Here are the top 10 statistical terms that every data scientist should be familiar with:
1. Mean
The average value of a dataset, calculated by summing all the data points and dividing by the number of points. It provides a central value but can be influenced by outliers.
2. Median
The middle value in a sorted dataset. The median is less affected by outliers and provides a better measure of central tendency in skewed distributions.
3. Mode
The value that appears most frequently in a dataset. A dataset can have multiple modes (bimodal or multimodal) or no mode at all.
4. Standard Deviation
A measure of the amount of variation or dispersion in a set of values. A low standard deviation indicates that the data points tend to be close to the mean, while a high standard deviation indicates a wider spread.
5. Variance
The square of the standard deviation, representing the dispersion of data points around the mean. It quantifies how much the values in a dataset differ from the mean.
6. Probability
The measure of the likelihood that an event will occur, expressed as a number between 0 (impossible) and 1 (certain). Probability is fundamental in statistical inference.
7. Hypothesis Testing
A statistical method used to make inferences about population parameters based on sample data. It involves formulating a null hypothesis and an alternative hypothesis and using statistical tests to determine which is more likely based on the data.
8. p-value
A measure that helps determine the significance of results in hypothesis testing.
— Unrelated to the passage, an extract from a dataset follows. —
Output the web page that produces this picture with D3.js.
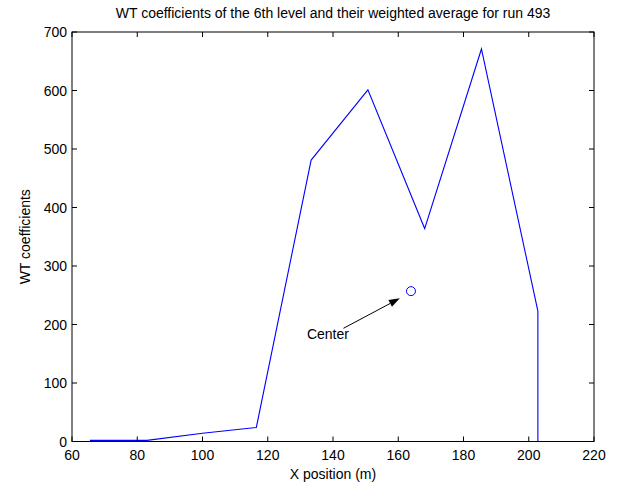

It indicates the probability of obtaining test results at least as extreme as the observed results, assuming the null hypothesis is true.
9. Confidence Interval
A range of values that is likely to contain the population parameter with a specified level of confidence (e.g., 95%). It provides an estimate of uncertainty around a sample statistic.
10. Correlation
A statistical measure that describes the strength and direction of a relationship between two variables. It ranges from -1 (perfect negative correlation) to +1 (perfect positive correlation), with 0 indicating no correlation.
Conclusion
Understanding these fundamental statistical terms is crucial for data scientists as they navigate through data analysis, modeling, and interpretation. Mastering these concepts will empower them to make informed decisions and derive meaningful insights from data.